Short task> From the entries below, print exactly the span beginning with the line holding "Rebuild this chart" and ending with the line holding "import * as", endpoints included, and skip any pictures.

Charts and diagrams as code>
'''

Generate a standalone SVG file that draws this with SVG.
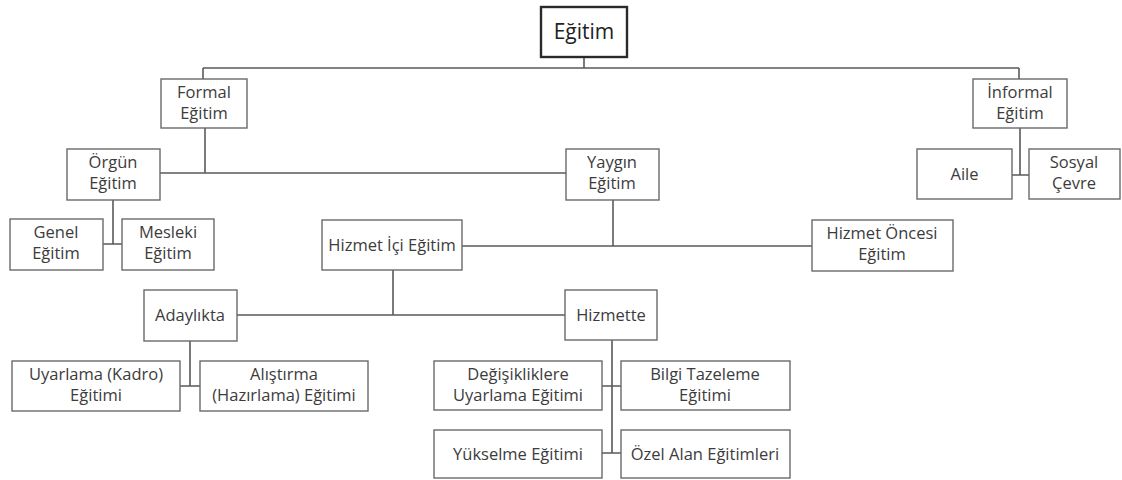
<svg xmlns="http://www.w3.org/2000/svg" width="1122" height="480" viewBox="0 0 1122 480">
<style>
.box{fill:#fff;stroke:#6a6a6a;stroke-width:1.4}
.root{fill:#fff;stroke:#2a2a2a;stroke-width:2.4}
.t{font-family:"Open Sans","Liberation Sans",sans-serif;font-size:16.5px;fill:#3c3c3c;text-anchor:middle}
.tr{font-family:"Open Sans","Liberation Sans",sans-serif;font-size:21px;fill:#222;text-anchor:middle}
.c{fill:none;stroke:#5a5a5a;stroke-width:1.6}
</style>
<rect width="1122" height="480" fill="#fff"/>
<g id="connectors">
<path class="c" d="M584 57V68M203 68H1019M203 68V79M1019 68V79"/>
<path class="c" d="M205 128V173M160 173H566"/>
<path class="c" d="M613 200V246M462 246H812"/>
<path class="c" d="M113 200V244M103 244H122"/>
<path class="c" d="M393 270V315M237 315H565"/>
<path class="c" d="M190 341V386M180 386H200"/>
<path class="c" d="M612 340V453M602 386H621M602 453H621"/>
<path class="c" d="M1020 128V175M1012 175H1029"/>
</g>
<g id="n-egitim"><rect class="root" x="541" y="7" width="86" height="50"/><text class="tr" x="584" y="39">Eğitim</text></g>
<g id="n-formal"><rect class="box" x="161" y="79" width="86" height="49"/><text class="t" x="204" y="98">Formal</text><text class="t" x="204" y="119">Eğitim</text></g>
<g id="n-informal"><rect class="box" x="973" y="79" width="94" height="49"/><text class="t" x="1020" y="98">İnformal</text><text class="t" x="1020" y="119">Eğitim</text></g>
<g id="n-aile"><rect class="box" x="917" y="149" width="95" height="50"/><text class="t" x="964.500" y="180">Aile</text></g>
<g id="n-sosyal"><rect class="box" x="1029" y="149" width="91" height="50"/><text class="t" x="1074" y="168">Sosyal</text><text class="t" x="1074" y="189">Çevre</text></g>
<g id="n-orgun"><rect class="box" x="67" y="149" width="93" height="51"/><text class="t" x="113" y="168">Örgün</text><text class="t" x="113" y="189">Eğitim</text></g>
<g id="n-yaygin"><rect class="box" x="566" y="149" width="93" height="51"/><text class="t" x="612" y="168">Yaygın</text><text class="t" x="612" y="189">Eğitim</text></g>
<g id="n-genel"><rect class="box" x="10" y="219" width="93" height="51"/><text class="t" x="56" y="238">Genel</text><text class="t" x="56" y="259">Eğitim</text></g>
<g id="n-mesleki"><rect class="box" x="122" y="219" width="92" height="51"/><text class="t" x="168" y="238">Mesleki</text><text class="t" x="168" y="259">Eğitim</text></g>
<g id="n-hizmetici"><rect class="box" x="322" y="220" width="140" height="50"/><text class="t" x="392" y="251">Hizmet İçi Eğitim</text></g>
<g id="n-hizmetoncesi"><rect class="box" x="812" y="220" width="141" height="51"/><text class="t" x="882" y="239">Hizmet Öncesi</text><text class="t" x="882" y="260">Eğitim</text></g>
<g id="n-adaylikta"><rect class="box" x="144" y="290" width="93" height="51"/><text class="t" x="190" y="321">Adaylıkta</text></g>
<g id="n-hizmette"><rect class="box" x="565" y="290" width="92" height="50"/><text class="t" x="611" y="321">Hizmette</text></g>
<g id="n-uyarlama"><rect class="box" x="12" y="361" width="168" height="50"/><text class="t" x="96" y="380">Uyarlama (Kadro)</text><text class="t" x="96" y="401">Eğitimi</text></g>
<g id="n-alistirma"><rect class="box" x="200" y="361" width="168" height="50"/><text class="t" x="284" y="380">Alıştırma</text><text class="t" x="284" y="401">(Hazırlama) Eğitimi</text></g>
<g id="n-degisik"><rect class="box" x="434" y="361" width="168" height="49"/><text class="t" x="518" y="380">Değişikliklere</text><text class="t" x="518" y="401">Uyarlama Eğitimi</text></g>
<g id="n-bilgi"><rect class="box" x="621" y="361" width="169" height="49"/><text class="t" x="705" y="380">Bilgi Tazeleme</text><text class="t" x="705" y="401">Eğitimi</text></g>
<g id="n-yukselme"><rect class="box" x="434" y="430" width="168" height="48"/><text class="t" x="518" y="460">Yükselme Eğitimi</text></g>
<g id="n-ozel"><rect class="box" x="621" y="430" width="169" height="48"/><text class="t" x="705" y="460">Özel Alan Eğitimleri</text></g>
</svg>
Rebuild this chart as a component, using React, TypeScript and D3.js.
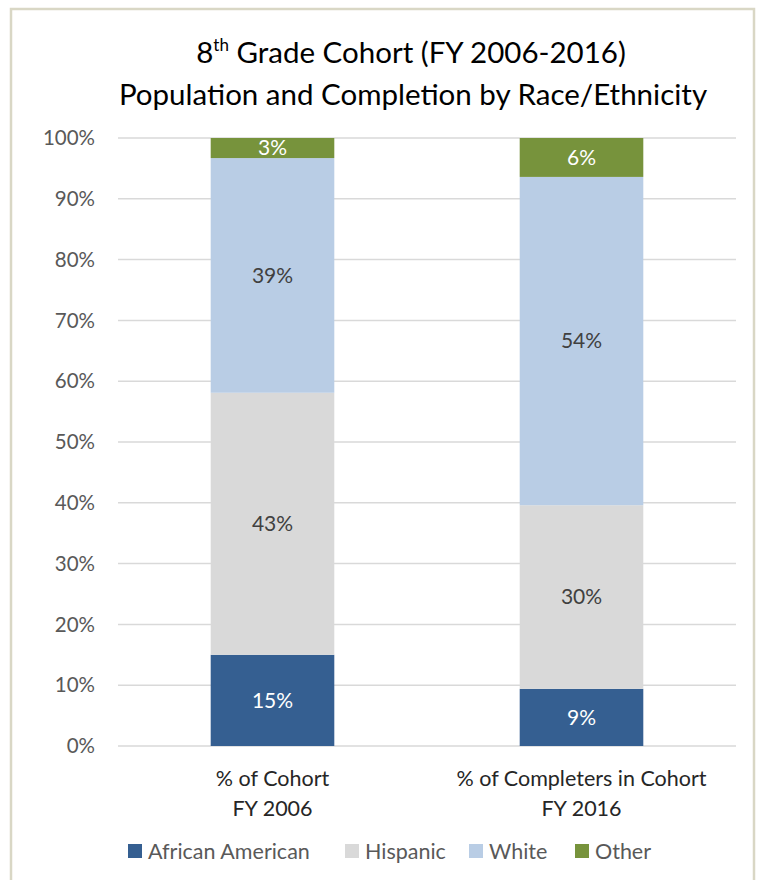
import React from "react";
import * as d3 from "d3";

const categories = ["% of Cohort|FY 2006", "% of Completers in Cohort|FY 2016"];
const seriesNames = ["African American", "Hispanic", "White", "Other"];
const africanAmerican = [15.0, 9.4];
const hispanic = [43.1, 30.2];
const white = [38.6, 54.0];
const other = [3.3, 6.4];
const yTicks = [0, 10, 20, 30, 40, 50, 60, 70, 80, 90, 100];

const colors = ["#355F91", "#D9D9D9", "#B9CDE5", "#77933C"];
const labelColors = ["#FFFFFF", "#404040", "#404040", "#FFFFFF"];
const FONT = "Lato, 'Open Sans', sans-serif";

export default function App() {
  const W = 757, H = 880;
  const left = 118, right = 736, top = 138, bottom = 746;
  const y = d3.scaleLinear().domain([0, 100]).range([bottom, top]);
  const x = d3.scaleBand<string>().domain(categories).range([left, right]).paddingInner(0.6).paddingOuter(0.3);

  const table = categories.map((c, i) => ({
    cat: c,
    "African American": africanAmerican[i],
    Hispanic: hispanic[i],
    White: white[i],
    Other: other[i],
  }));
  const stacked = d3.stack<any>().keys(seriesNames)(table);

  const legendItems = [
    { name: "African American", x: 128 },
    { name: "Hispanic", x: 345 },
    { name: "White", x: 469 },
    { name: "Other", x: 575 },
  ];

  return (
    <svg width={W} height={H} style={{ position: "absolute", left: 0, top: 0, background: "#fff" }} fontFamily={FONT}>
      <rect x={0} y={0} width={W} height={H} fill="#fff" />
      <rect x={11} y={9} width={743} height={H} fill="#fff" stroke="#D9D7C5" strokeWidth={2.5} />
      <text x={411} y={63} textAnchor="middle" fontSize={29.5} fill="#000">
        8<tspan fontSize={17} dy={-12}>th</tspan>
        <tspan dy={12}> Grade Cohort (FY 2006-2016)</tspan>
      </text>
      <text x={413} y={105} textAnchor="middle" fontSize={29.5} fill="#000">
        Population and Completion by Race/Ethnicity
      </text>
      {yTicks.map((t) => (
        <g key={t}>
          <line x1={left} x2={right} y1={y(t)} y2={y(t)} stroke="#D9D9D9" strokeWidth={1.5} />
          <text x={95} y={y(t)} dy="0.35em" textAnchor="end" fontSize={20.5} fill="#595959">
            {t}%
          </text>
        </g>
      ))}
      {stacked.map((s, si) => (
        <g key={s.key}>
          {s.map((d, i) => {
            const cat = categories[i];
            const y0 = y(d[0]), y1 = y(d[1]);
            const val = d[1] - d[0];
            return (
              <g key={cat}>
                <rect x={x(cat)} y={y1} width={x.bandwidth()} height={y0 - y1} fill={colors[si]} />
                <text
                  x={(x(cat) as number) + x.bandwidth() / 2}
                  y={(y0 + y1) / 2}
                  dy="0.35em"
                  textAnchor="middle"
                  fontSize={21}
                  fill={labelColors[si]}
                >
                  {Math.round(val)}%
                </text>
              </g>
            );
          })}
        </g>
      ))}
      {categories.map((c) => {
        const cx = (x(c) as number) + x.bandwidth() / 2;
        const lines = c.split("|");
        return (
          <text key={c} x={cx} y={786} textAnchor="middle" fontSize={21.5} fill="#262626">
            {lines.map((l, li) => (
              <tspan key={li} x={cx} dy={li === 0 ? 0 : 30}>
                {l}
              </tspan>
            ))}
          </text>
        );
      })}
      {legendItems.map((it, i) => (
        <g key={it.name}>
          <rect x={it.x} y={844} width={14} height={14} fill={colors[i]} />
          <text x={it.x + 20} y={851} dy="0.35em" fontSize={21.5} fill="#595959">
            {it.name}
          </text>
        </g>
      ))}
    </svg>
  );
}
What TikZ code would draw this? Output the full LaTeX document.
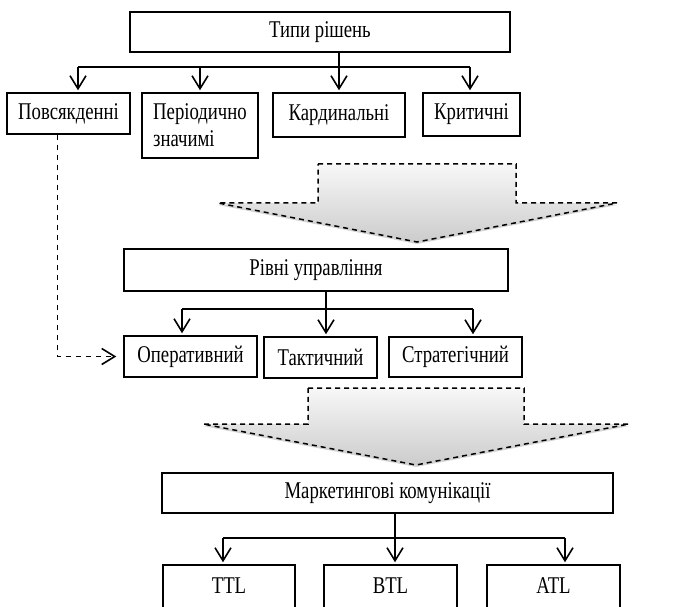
\documentclass[tikz,border=0pt]{standalone}
\usepackage{fontspec}
\setmainfont{Liberation Serif}[FakeStretch=0.78]
\usetikzlibrary{arrows.meta,shadows}

\begin{document}
\begin{tikzpicture}[x=1pt, y=-1pt,
      font=\fontsize{24}{27}\selectfont,
      head/.style={draw, line width=2.4pt, inner sep=0pt},
      item/.style={draw, line width=1.5pt, inner sep=0pt},
      link/.style={line width=1.6pt},
      arr/.style={line width=1.6pt, -{Straight Barb[length=13pt, width=16pt]}, shorten >=2pt},
      bigarrow/.style={dash pattern=on 5pt off 4pt, line width=1.5pt,
        top color=gray!6, bottom color=gray!40,
        drop shadow={shadow xshift=0pt, shadow yshift=-2pt, opacity=0.35}}]
      \clip (0,0) rectangle (678,607);
      \node[head, minimum width=380pt, minimum height=40pt] (types) at (320,32) {Типи рішень};
      \node[item, minimum width=123pt, minimum height=41pt] (daily) at (68.5,113.5) {Повсякденні};
      \node[item, minimum width=116pt, minimum height=65pt, align=left] (periodic) at (200,125.5) {Періодично\\значимі};
      \node[item, minimum width=132pt, minimum height=44pt] (cardinal) at (339,115) {Кардинальні};
      \node[item, minimum width=97pt, minimum height=43pt] (critical) at (471.5,114.5) {Критичні};
      \draw[link] (types.south -| cardinal.north) -- ++(0,14) coordinate (fork1);
      \draw[link] ([xshift=9.5pt]daily.north |- fork1) -- ([xshift=-1.5pt]critical.north |- fork1);
      \foreach \n/\dx in {daily/9.5, periodic/0, cardinal/0, critical/-1.5}
        \draw[arr] ([xshift=\dx pt]\n.north |- fork1) -- ([xshift=\dx pt]\n.north);
      \draw[bigarrow] (318,164) -- (516,164) -- (516,203) -- (617,203) -- (417,242)
        -- (218,203) -- (318,203) -- cycle;

      \node[head, minimum width=384pt, minimum height=42pt] (levels) at (316,270) {Рівні управління};
      \node[item, minimum width=133pt, minimum height=41pt] (oper) at (190.5,356.5) {Оперативний};
      \node[item, minimum width=113pt, minimum height=41pt] (tact) at (320.5,357.5) {Тактичний};
      \node[item, minimum width=133pt, minimum height=40pt] (strat) at (455.5,357) {Стратегічний};
      \draw[link] ([xshift=5.5pt]tact.north |- levels.south) -- ++(0,17) coordinate (fork2);
      \draw[link] ([xshift=-8.5pt]oper.north |- fork2) -- ([xshift=17.5pt]strat.north |- fork2);
      \foreach \n/\dx in {oper/-8.5, tact/5.5, strat/17.5}
        \draw[arr] ([xshift=\dx pt]\n.north |- fork2) -- ([xshift=\dx pt]\n.north);
      \draw[arr, dash pattern=on 5pt off 5pt, shorten >=7pt] ([xshift=-11pt]daily.south) |- (oper.west);
      \draw[bigarrow] (308,388) -- (524,388) -- (524,424) -- (629,424) -- (416,465)
        -- (203,424) -- (308,424) -- cycle;

      \node[head, minimum width=451pt, minimum height=40pt] (comm) at (387.5,493) {Маркетингові комунікації};
      \foreach \n/\cx/\w in {ttl/229/132, btl/390.5/133, atl/553.5/133}
        \node[item, minimum width=\w pt, minimum height=50pt, text height=16pt, text depth=10pt]
          (\n) at (\cx,590) {\MakeUppercase{\n}};
      \draw[link] ([xshift=4.5pt]btl.north |- comm.south) -- ++(0,24) coordinate (fork3);
      \draw[link] ([xshift=-6pt]ttl.north |- fork3) -- ([xshift=11.5pt]atl.north |- fork3);
      \foreach \n/\dx in {ttl/-6, btl/4.5, atl/11.5}
        \draw[arr] ([xshift=\dx pt]\n.north |- fork3) -- ([xshift=\dx pt]\n.north);
    \end{tikzpicture}
\end{document}
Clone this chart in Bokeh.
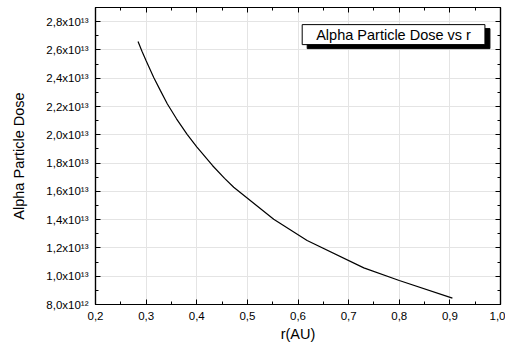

'''

The output>
Rebuild this chart as a component, using React, TypeScript and D3.js.
import React from "react";
import * as d3 from "d3";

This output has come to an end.